Quando questionado sobre a preferência, entre a Nazaré e Santa Cruz, o seu coração fica dividido. Embora a sua casa oficial esteja em Santa Cruz, também já considera casa, ao lugar onde fica na metade do ano que passa habitualmente na Nazaré. Já as considero família e a vila recebeu-me mesmo de braços abertos. Sinto-me tanto em casa lá como aqui. Aqui não consigo ter tanto trabalho como na Nazaré e na Nazaré não consigo tanto descanso como aqui, diz entre risos. Quanto ao futuro, admite que gostaria de continuar nesta profissão até que se sinta capaz de o fazer, mas confessa um desejo. Custa-me saber o quanto a gasolina e o fumo da mota poluem o mar e também a forma como o barulho afeta os peixes. Gostava de estar envolvido num processo que levasse à criação de uma mota eléctrica, até já contactei a Tesla.

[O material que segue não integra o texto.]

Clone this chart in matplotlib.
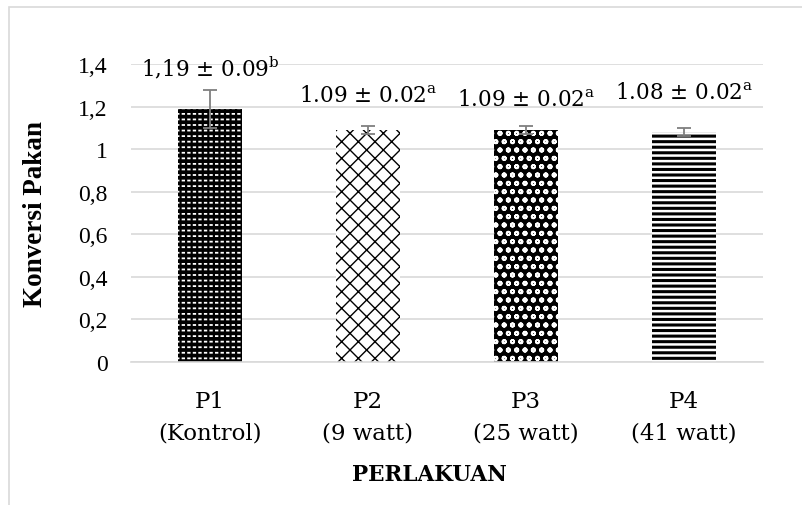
import matplotlib
matplotlib.use('Agg')
import matplotlib.pyplot as plt
from matplotlib.patches import Rectangle

# data
perlakuan = ['P1\n(Kontrol)', 'P2\n(9 watt)', 'P3\n(25 watt)', 'P4\n(41 watt)']
konversi = [1.19, 1.09, 1.09, 1.08]
sd = [0.09, 0.02, 0.02, 0.02]
label_nilai = ['1,19 ± 0.09$^{\\rm b}$', '1.09 ± 0.02$^{\\rm a}$',
               '1.09 ± 0.02$^{\\rm a}$', '1.08 ± 0.02$^{\\rm a}$']
yticks = [0, 0.2, 0.4, 0.6, 0.8, 1.0, 1.2, 1.4]
ytick_labels = ['0', '0,2', '0,4', '0,6', '0,8', '1', '1,2', '1,4']

plt.rcParams['mathtext.fontset'] = 'custom'
plt.rcParams['mathtext.rm'] = 'DejaVu Serif'

fig = plt.figure(figsize=(8.02, 5.06), dpi=100)
ax = fig.add_axes([131 / 802, 1 - 363 / 506, 632 / 802, 298 / 506])

# bingkai abu-abu
fig.patches.append(Rectangle((9 / 802, -0.1), 1.2, 1 - 8 / 506 + 0.1, transform=fig.transFigure,
                             fill=False, edgecolor='#d9d9d9', linewidth=1.2))

x = range(len(perlakuan))
lebar = 0.405

# P1: hitam dengan garis putus putih
with plt.rc_context({'hatch.linewidth': 1.3}):
    ax.bar(0, konversi[0], width=lebar, color='black', edgecolor='white', hatch='---', linewidth=0, zorder=2)
with plt.rc_context({'hatch.linewidth': 1.6}):
    ax.bar(0, konversi[0], width=lebar, color='none', edgecolor='black', hatch='|||', linewidth=0, zorder=2)
# P2: pola sisik
with plt.rc_context({'hatch.linewidth': 1.0}):
    ax.bar(1, konversi[1], width=lebar, color='white', edgecolor='black', hatch='xx', linewidth=0, zorder=2)
# P3: kotak-kotak bulat
with plt.rc_context({'hatch.linewidth': 1.3}):
    ax.bar(2, konversi[2], width=lebar, color='black', edgecolor='white', hatch='oo', linewidth=0, zorder=2)
# P4: garis mendatar
with plt.rc_context({'hatch.linewidth': 2.2}):
    ax.bar(3, konversi[3], width=lebar, color='white', edgecolor='black', hatch='---', linewidth=0, zorder=2)

for i in x:
    ax.errorbar(i, konversi[i], yerr=sd[i], fmt='none', ecolor='#7f7f7f',
                elinewidth=1.3, capsize=5, capthick=1.3, zorder=3)

offset = [0.196, 0.164, 0.145, 0.188]
for i in x:
    ax.text(i, konversi[i] + offset[i], label_nilai[i], ha='center', va='center',
            fontsize=15.5, family='DejaVu Serif')

ax.set_xlim(-0.5, 3.5)
ax.set_ylim(0, 1.4)
ax.set_yticks(yticks)
ax.set_yticklabels(ytick_labels, family='Liberation Serif', fontsize=17)
ax.set_xticks(list(x))
ax.set_xticklabels(perlakuan, family='DejaVu Serif', fontsize=16.5, linespacing=1.55)
ax.tick_params(axis='x', length=0, pad=20)
ax.tick_params(axis='y', length=0, pad=17)
ax.yaxis.grid(True, color='#d9d9d9', linewidth=1.2, zorder=0)
ax.set_axisbelow(True)
for s in ['top', 'right', 'left']:
    ax.spines[s].set_visible(False)
ax.spines['bottom'].set_color('#d9d9d9')
ax.spines['bottom'].set_linewidth(1.2)

ax.set_ylabel('Konversi Pakan', family='Liberation Serif', fontsize=19.5, fontweight='bold')
ax.yaxis.set_label_coords((48 - 131) / 632, 0.5)
fig.text(429 / 802, 1 - 475 / 506, 'PERLAKUAN', ha='center', va='center',
         family='DejaVu Serif', fontsize=15.5, fontweight='bold')

plt.savefig('out.png', dpi=100)
plt.close()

A preocupação com o futuro do planeta e com a causa ambiental é algo que lhe diz muito e um dos motivos porque também gosta tanto do espaço do Noah, onde a sustentabilidade foi um dos conceitos chave.
O facto de ter tido este último susto e de estar ainda a recuperar de uma cirurgia, não lhe acalmou de forma nenhuma o desejo de voltar ao mar e é a ideia desse regresso o que verdadeiramente o motiva para trabalhar afincadamente na sua recuperação. Já sobre a possibilidade de voltar a viver em Lisboa, a resposta surge-lhe imediata e natural, a minha mãe continua a ter casa lá, mas mesmo assim, quando tenho de ir lá dois dias seguidos, venho dormir a Santa Cruz, acho que isso diz tudo. Aqui estou ao lado do mar, posso treinar e nem preciso de ginásio, posso ir correr para o pinhal. Aqui a minha vida é muito mais saudável. Para terminarmos este encontro, Sérgio aponta um único lugar como o possível, a praia, e de repente esquecemo-nos das suas muletas e da sua lesão no joelho e é para lá que seguimos, em direção ao seu habitat natural.